This project explores various sorting algorithms employing a BitMask approach.
The Java implementation can be found in this repository.
For implementations in other languages, please refer to the following repositories:
[C# Version] (https://github.com/aldo-gutierrez/bitmasksorterCSharp)
[C++ Version] (https://github.com/aldo-gutierrez/bitmasksorterCpp)
[Javascript Version] (https://github.com/aldo-gutierrez/bitmasksorterJS)
[Python Version] (https://github.com/aldo-gutierrez/bitmasksorterPython)
A BitMask can be utilized to reduce the computational overhead required for sorting.
The following code demonstrates the calculation of the BitMask:
public static int calculateBitMask(int[] array, int start, int endP1) {
int mask = 0x00000000;
int inv_mask = 0x00000000;
for (int i = start; i < endP1; i++) {
int ei = array[i];
mask = mask | ei;
inv_mask = inv_mask | ~ei;
}
return mask & inv_mask;
}
Some properties of this BitMask are:
- This BitMask has only the bit that change
- If the BitMask is 0 it means that all the numbers are equal
First, let's consider an example: suppose we have a list of integers containing numbers from 0 to 127. In this case, the bitmask would be 1111111.
Number | Bits | |
---|---|---|
Min: | 0 | 0000000000000000 |
Max: | 127 | 0000000001111111 |
Average/Median: | 64 | 0000000001000000 |
Bits Used (b): | 7 | 0000000001111111 |
We can readily identify certain optimizations in algorithms.
- QuickSort:
- Now is easy to know which pivot use just use the average, in this case 64 (1000000)

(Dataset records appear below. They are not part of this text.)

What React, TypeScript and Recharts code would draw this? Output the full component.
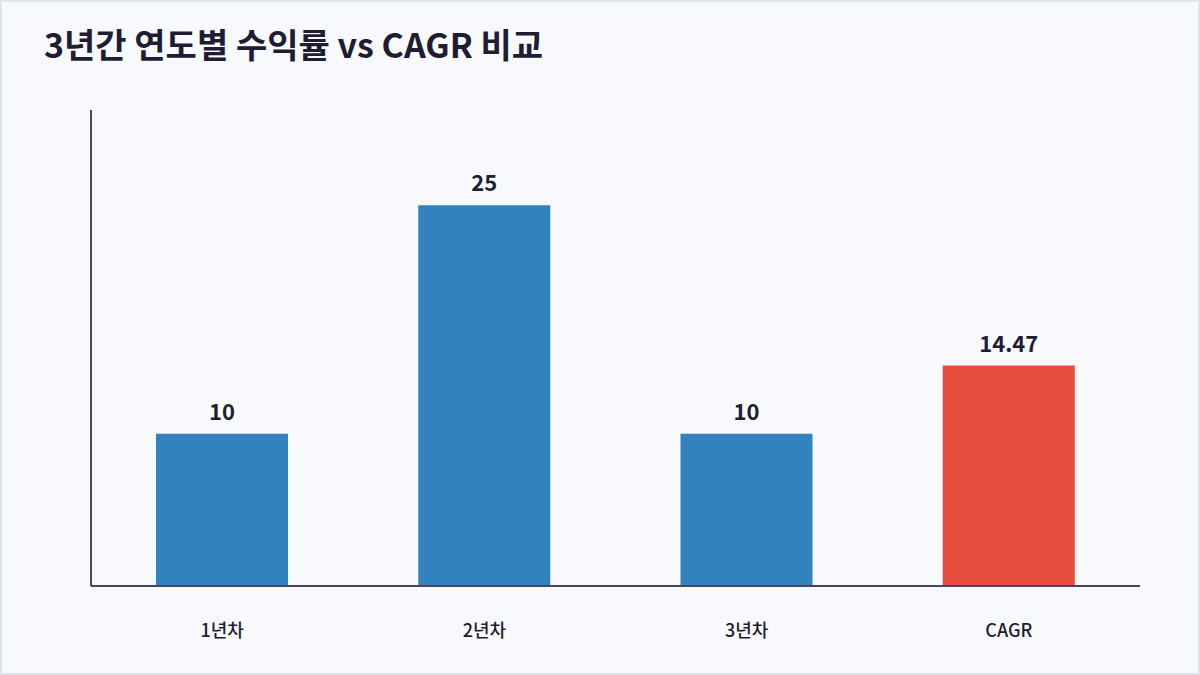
import React from "react";
import { BarChart, Bar, XAxis, YAxis, Cell, LabelList } from "recharts";

const categories = ["1년차", "2년차", "3년차", "CAGR"];
const returns = [10, 25, 10, 14.47];
const barColors = ["#3182bd", "#3182bd", "#3182bd", "#e74c3c"];
const yMax = 31.25;

const data = categories.map((name, i) => ({ name, value: returns[i] }));

const FONT = "'Noto Sans CJK KR', 'Noto Sans', sans-serif";
const INK = "#1f1d33";
const AXIS = "#4a4563";

export default function App() {
  return (
    <div
      style={{
        position: "fixed",
        left: 0,
        top: 0,
        width: 1200,
        height: 675,
        boxSizing: "border-box",
        border: "2px solid #dfe5ee",
        background: "#f7f9fd",
        fontFamily: FONT,
        overflow: "hidden",
      }}
    >
      <div
        style={{
          position: "absolute",
          left: 42,
          top: 18,
          fontSize: 34,
          fontWeight: 700,
          color: INK,
          letterSpacing: 0,
          lineHeight: "48px",
          whiteSpace: "nowrap",
        }}
      >
        3년간 연도별 수익률 vs CAGR 비교
      </div>
      <div style={{ position: "absolute", left: -2, top: -2 }}>
        <BarChart
          width={1200}
          height={675}
          data={data}
          margin={{ top: 110, right: 60, bottom: 49, left: 90 }}
        >
          <XAxis
            dataKey="name"
            height={40}
            tickLine={false}
            axisLine={{ stroke: AXIS, strokeWidth: 2 }}
            tickMargin={32}
            tick={{ fill: INK, fontSize: 18, fontFamily: FONT, fontWeight: 500 }}
          />
          <YAxis
            width={1}
            domain={[0, yMax]}
            tick={false}
            tickLine={false}
            axisLine={{ stroke: AXIS, strokeWidth: 2 }}
          />
          <Bar dataKey="value" barSize={132} isAnimationActive={false}>
            {data.map((d, i) => (
              <Cell key={d.name} fill={barColors[i]} />
            ))}
            <LabelList
              dataKey="value"
              position="top"
              offset={14}
              style={{ fill: INK, fontSize: 22, fontWeight: 700, fontFamily: FONT }}
            />
          </Bar>
        </BarChart>
      </div>
    </div>
  );
}
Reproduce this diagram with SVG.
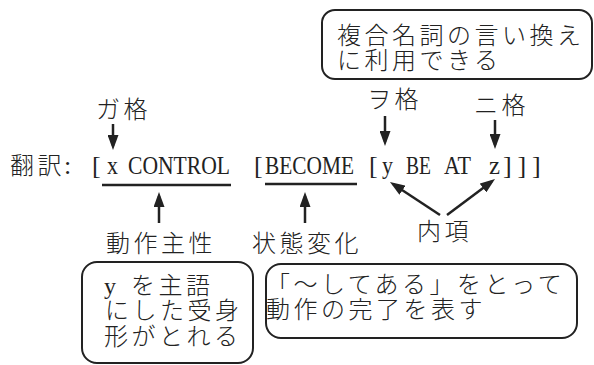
<svg xmlns="http://www.w3.org/2000/svg" width="594" height="365" viewBox="0 0 594 365">
<defs>
<style>
.cjk{font-family:"Noto Sans CJK JP","Liberation Serif",sans-serif;font-size:24px;font-weight:300;letter-spacing:3.5px;fill:#222}
.lat{font-family:"Liberation Serif","Noto Sans CJK JP",serif;font-size:26px;fill:#222}
.box{fill:#fff;stroke:#222;stroke-width:2}
.arr{stroke:#222;stroke-width:2.5;fill:none;marker-end:url(#ah)}
.ul{stroke:#222;stroke-width:2.5}
</style>
<marker id="ah" markerUnits="userSpaceOnUse" markerWidth="15" markerHeight="11" refX="11" refY="5.5" orient="auto">
<path d="M0,0 L15,5.5 L0,11 z" fill="#222"/>
</marker>
</defs>
<rect width="594" height="365" fill="#fff"/>

<g id="note-compound">
<rect class="box" x="322" y="10" width="270" height="69" rx="13"/>
<text class="cjk" x="337" y="44">複合名詞の言い換え</text>
<text class="cjk" x="337" y="69">に利用できる</text>
</g>

<g id="label-ga"><text class="cjk" x="96" y="118">ガ格</text></g>
<g id="label-wo"><text class="cjk" x="367" y="108">ヲ格</text></g>
<g id="label-ni"><text class="cjk" x="474" y="114">ニ格</text></g>

<g id="formula">
<text class="cjk" x="10" y="174">翻訳<tspan class="lat" x="64" style="letter-spacing:0">:</tspan></text>
<text class="lat" x="92" y="174">[</text>
<text class="lat" x="107" y="174" textLength="11" lengthAdjust="spacingAndGlyphs">x</text>
<text class="lat" x="128" y="174" textLength="102" lengthAdjust="spacingAndGlyphs">CONTROL</text>
<text class="lat" x="254" y="174">[</text>
<text class="lat" x="265" y="174" textLength="89" lengthAdjust="spacingAndGlyphs">BECOME</text>
<text class="lat" x="369" y="174">[</text>
<text class="lat" x="382" y="174" textLength="11" lengthAdjust="spacingAndGlyphs">y</text>
<text class="lat" x="406" y="174" textLength="25" lengthAdjust="spacingAndGlyphs">BE</text>
<text class="lat" x="444" y="174" textLength="27" lengthAdjust="spacingAndGlyphs">AT</text>
<text class="lat" x="489" y="174" textLength="11" lengthAdjust="spacingAndGlyphs">z</text>
<text class="lat" x="503" y="174" style="letter-spacing:5.8px">]]]</text>
</g>

<g id="label-agent"><text class="cjk" x="106" y="252">動作主性</text></g>
<g id="label-change"><text class="cjk" x="252" y="252">状態変化</text></g>
<g id="label-inner"><text class="cjk" x="417" y="240">内項</text></g>

<g id="note-passive">
<rect class="box" x="82" y="262" width="171" height="101" rx="15"/>
<text class="cjk" y="294"><tspan class="lat" x="104" style="letter-spacing:0;font-size:24px">y</tspan><tspan x="131">を主語</tspan></text>
<text class="cjk" x="105" y="319">にした受身</text>
<text class="cjk" x="104" y="345">形がとれる</text>
</g>

<g id="note-perfect">
<rect class="box" x="266" y="264" width="311" height="74" rx="15"/>
<text class="cjk" x="266" y="293">「～してある」をとって</text>
<text class="cjk" x="266" y="318">動作の完了を表す</text>
</g>

<g id="connectors">
<line class="ul" x1="102" y1="185" x2="231" y2="185"/>
<line class="ul" x1="265" y1="184" x2="357" y2="184"/>
<line class="arr" x1="113" y1="124" x2="113" y2="146"/>
<line class="arr" x1="385" y1="116" x2="385" y2="142"/>
<line class="arr" x1="495" y1="120" x2="495" y2="145"/>
<line class="arr" x1="159" y1="223" x2="159" y2="196"/>
<line class="arr" x1="305" y1="223" x2="305" y2="196"/>
<line class="arr" x1="440" y1="215" x2="393.3" y2="184.2"/>
<line class="arr" x1="447" y1="215" x2="491.8" y2="181.4"/>
</g>
</svg>
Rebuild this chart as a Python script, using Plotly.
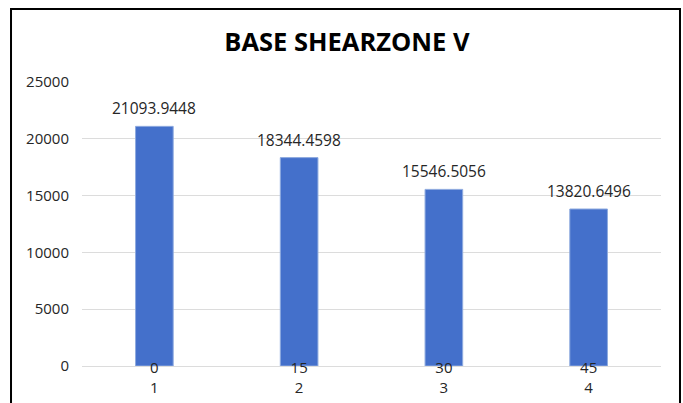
import plotly.graph_objects as go

# chart data
angles = ["0", "15", "30", "45"]
cases = ["1", "2", "3", "4"]
base_shear = [21093.9448, 18344.4598, 15546.5056, 13820.6496]

FONT = "Open Sans"
TEXT_COLOR = "#262626"

fig = go.Figure()

fig.add_trace(go.Bar(
    x=cases, y=base_shear,
    width=0.26,
    marker=dict(color="#4470cb", line=dict(color="#8eaadf", width=1)),
    showlegend=False,
    hoverinfo="x+y",
))

# data labels above the bars (category axis -> use the category index)
for i, v in enumerate(base_shear):
    fig.add_annotation(x=i, y=v, text=f"{v:.4f}", showarrow=False,
                       yanchor="bottom", yshift=5,
                       font=dict(family=FONT, size=15.5, color=TEXT_COLOR))

# black frame round the chart area
fig.add_shape(type="rect", xref="paper", yref="paper",
              x0=-0.1226, x1=1.0328, y0=-0.2, y1=1.257,
              line=dict(color="black", width=2), layer="above")

fig.update_layout(
    width=683, height=403,
    margin=dict(l=82, r=22, t=82, b=37, autoexpand=False),
    paper_bgcolor="white", plot_bgcolor="white",
    title=dict(text="<b>BASE SHEARZONE V</b>", x=0.508, xanchor="center",
               xref="container", y=0.895, yanchor="middle",
               font=dict(family=FONT, size=25.5, color="black")),
    font=dict(family=FONT, size=15, color=TEXT_COLOR),
)

fig.update_xaxes(
    type="category", automargin=False,
    tickmode="array", tickvals=cases,
    ticktext=[f"{a}<br>{c}" for a, c in zip(angles, cases)],
    ticklabelstandoff=-9,
    showgrid=False, showline=False, zeroline=False, ticks="",
    tickfont=dict(family=FONT, size=15, color=TEXT_COLOR),
)
fig.update_yaxes(
    range=[0, 25000], dtick=5000, tickformat="d", automargin=False,
    showgrid=True, gridcolor="#dcdcdc", gridwidth=1,
    zeroline=True, zerolinecolor="#dcdcdc", zerolinewidth=1,
    showline=False, ticks="", ticklabelstandoff=12,
    tickfont=dict(family=FONT, size=15, color=TEXT_COLOR),
)

# drop the default page margin so the chart sits at the window's corner
fig.write_html("out.html", config={"displayModeBar": False},
               post_script="document.body.style.margin='0';")
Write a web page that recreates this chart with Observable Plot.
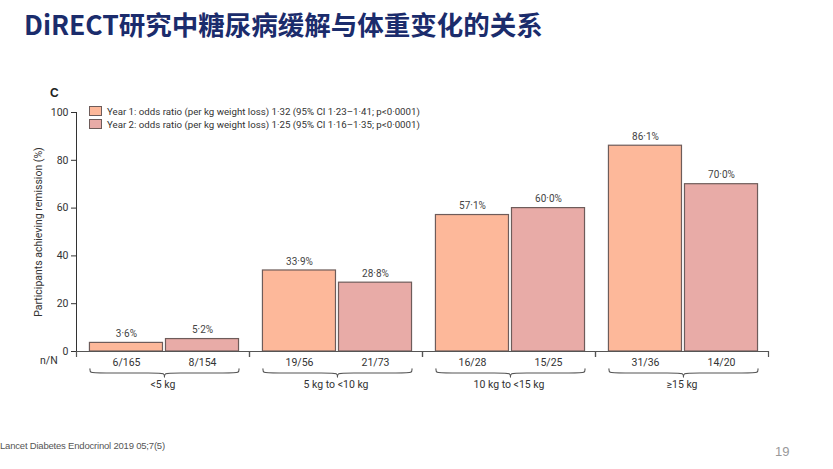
<!DOCTYPE html>
<html><head><meta charset="utf-8">
<script src="https://cdn.jsdelivr.net/npm/d3@7"></script>
<script src="https://cdn.jsdelivr.net/npm/@observablehq/plot@0.6"></script>
<style>
body{margin:0;background:#fff;width:833px;height:469px;overflow:hidden;position:relative;font-family:"Roboto",sans-serif;}
#title{position:absolute;left:24px;top:4px;font-family:"Noto Sans CJK SC","Noto Sans",sans-serif;font-weight:700;font-size:26.5px;color:#1b2c6c;white-space:nowrap;}
#panel{position:absolute;left:50px;top:86px;font-family:"Liberation Sans","Roboto",sans-serif;font-weight:700;font-size:12px;color:#222;}
#legend{position:absolute;left:89px;top:105px;font-size:9.7px;color:#333;line-height:13.3px;}
#legend .sw{display:inline-block;width:11px;height:8px;border:1px solid #6e5c5a;margin-right:5px;vertical-align:-1px;}
#nn{position:absolute;left:40px;top:354px;font-size:10.5px;color:#333;}
#chart{position:absolute;left:0;top:50px;}
#footer{position:absolute;left:0px;top:440px;font-family:"Liberation Sans",sans-serif;font-size:9.5px;color:#555;white-space:nowrap;letter-spacing:-0.2px;}
#page{position:absolute;left:775px;top:444px;font-family:"Liberation Sans",sans-serif;font-size:13px;color:#999;}
</style></head><body>
<div id="title">DiRECT研究中糖尿病缓解与体重变化的关系</div>
<div id="panel">C</div>
<div id="legend"></div>
<div id="nn">n/N</div>
<div id="chart"></div>
<div id="footer">Lancet Diabetes Endocrinol 2019 05;7(5)</div>
<div id="page">19</div>
<script>
const groups = ["<5 kg", "5 kg to <10 kg", "10 kg to <15 kg", "≥15 kg"];
const years = ["Year 1", "Year 2"];
const year1Pct = [3.6, 33.9, 57.1, 86.1];
const year2Pct = [5.2, 28.8, 60.0, 70.0];
const year1N = ["6/165", "19/56", "16/28", "31/36"];
const year2N = ["8/154", "21/73", "15/25", "14/20"];
const legendLabels = [
  "Year 1: odds ratio (per kg weight loss) 1·32 (95% CI 1·23–1·41; p<0·0001)",
  "Year 2: odds ratio (per kg weight loss) 1·25 (95% CI 1·16–1·35; p<0·0001)"
];
const yTicks = [0, 20, 40, 60, 80, 100];
const yearColors = ["#fdb89a", "#e8aba7"];
const yLabel = "Participants achieving remission (%)";

const rows = [];
groups.forEach((g, i) => {
  rows.push({group: g, year: years[0], idx: 0, value: year1Pct[i], n: year1N[i]});
  rows.push({group: g, year: years[1], idx: 1, value: year2Pct[i], n: year2N[i]});
});
const fmt = v => d3.format(".1f")(v).replace(".", "·") + "%";

// brace shape under each group (spans the two bars)
const braceRows = [];
groups.forEach(g => {
  const x0 = 0.02, x1 = 1.98, m = 1;
  const yEnd = -7.2, yFlat = -9.0, yTip = -10.6;
  [[x0, yEnd], [x0, yFlat], [x0 + 0.1, yFlat], [m - 0.1, yFlat], [m, yFlat], [m, yTip]]
    .forEach(([x, y]) => braceRows.push({group: g, side: g + "L", x, y}));
  [[m, yTip], [m, yFlat], [m + 0.1, yFlat], [x1 - 0.1, yFlat], [x1, yFlat], [x1, yEnd]]
    .forEach(([x, y]) => braceRows.push({group: g, side: g + "R", x, y}));
});

const xDomain = [-0.157, 2.118];

const chart = Plot.plot({
  width: 833,
  height: 390,
  marginLeft: 75,
  marginRight: 64,
  marginTop: 62,
  marginBottom: 89,
  style: {fontFamily: 'Roboto, sans-serif', fontSize: "10.5px", color: "#333", background: "transparent"},
  fx: {domain: groups, padding: 0, axis: "bottom", tickSize: 0, tickPadding: 29, label: null},
  x: {domain: xDomain, axis: null},
  y: {domain: [0, 100], ticks: yTicks, tickSize: 5, tickPadding: 3, line: true,
      label: yLabel, labelAnchor: "center", labelOffset: 42, labelArrow: "none", grid: false},
  color: {domain: years, range: yearColors},
  marks: [
    Plot.rectY(rows, {fx: "group", x1: "idx", x2: d => d.idx + 1, y1: 0, y2: "value",
      fill: "year", stroke: "#6e5c5a", strokeWidth: 1.2, insetLeft: 1.5, insetRight: 1.5}),
    Plot.ruleY([0], {stroke: "#555", strokeWidth: 1.2}),
    Plot.ruleX(groups, {fx: d => d, x: xDomain[0], y1: 0, y2: -2.5, stroke: "#555", strokeWidth: 1.2}),
    Plot.ruleX(groups, {fx: d => d, x: xDomain[1], y1: 0, y2: -2.5, stroke: "#555", strokeWidth: 1.2}),
    Plot.text(rows, {fx: "group", x: d => d.idx + 0.5, y: "value", text: d => fmt(d.value),
      dy: -9, fontSize: 10, fill: "#444"}),
    Plot.text(rows, {fx: "group", x: d => d.idx + 0.5, y: 0, text: "n", dy: 11, fontSize: 10.5, fill: "#333"}),
    Plot.line(braceRows, {fx: "group", x: "x", y: "y", z: "side", curve: "basis", stroke: "#555", strokeWidth: 1.1})
  ]
});
document.getElementById("chart").appendChild(chart);

const leg = d3.select("#legend");
years.forEach((y, i) => {
  const row = leg.append("div");
  row.append("span").attr("class", "sw").style("background", yearColors[i]);
  row.append("span").text(legendLabels[i]);
});
</script>
</body></html>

- Each quick sort call is using a bit of information
- Radix sort:
- A typical LSD Radix sorts for integers (32 bits) uses 4 count sort passes, it could just use one
- Count sort/ Pingeon count sort
- We have already de Min/Max values in the BitMask
Second, let's consider a more complex example: suppose we have a list of integers containing numbers 85, 84, 21 and 5. In this case, the bitmask would be 1010001. As only the bits that change are part of the mask, 3 bits in this case.
Number | Bits |
---|---|
85 | 0000000001010101 |
84 | 0000000001010100 |
21 | 0000000000010101 |
5 | 0000000000000101 |
MASK | 0000000001010001 |
Number | Bits | |
---|---|---|
Mask Min: | 4 | 000000000(0)0(0)010(0) |
Mask Max: | 85 | 000000000(1)0(1)010(1) |
Mask Average/Median: | 64 | 000000000(1)0(0)000(0) |
Mask Bits Used (d): | 3 | 000000000(1)0(1)000(1) |
- QuickSort:
- Easy to know which pivot use just use the average
- Each quick sort call is using a bit of information
- Radix sort:
- We will need a modified Radix Sort that uses only the 3 bits in one pass
- Count sort/ Pingeon count sort
- We have already de Min/Max values in the BitMask
- However, we could improve the efficiency by only considering the ones in the mask, 2^3 values, 000(0) to 111(7), 8 values in total
Third, let's consider some problems with the BitMask
Example 3A: If a list contains only two numbers, values: 1111111110000000(65408) and 0000000111111111(511). For this case the mask is 1111111001111111, instead of just 1 bit, so it doesn't help too much. After some step in the sort algorithm it could be a good idea to recalculate the BitMask maybe is 0 and there is no need to further process
Example 3B: If a list contains positive and negative numbers then the mask will probably be -1 which is 0xFFFFFFFF or 0b1111111111111111111111111111111. Even if the numbers in the list are just 1 and -1, so the mask doesn't help. But if we put the positives to one side, negatives to the other we could recalculate the BitMask and get a more useful BitMask.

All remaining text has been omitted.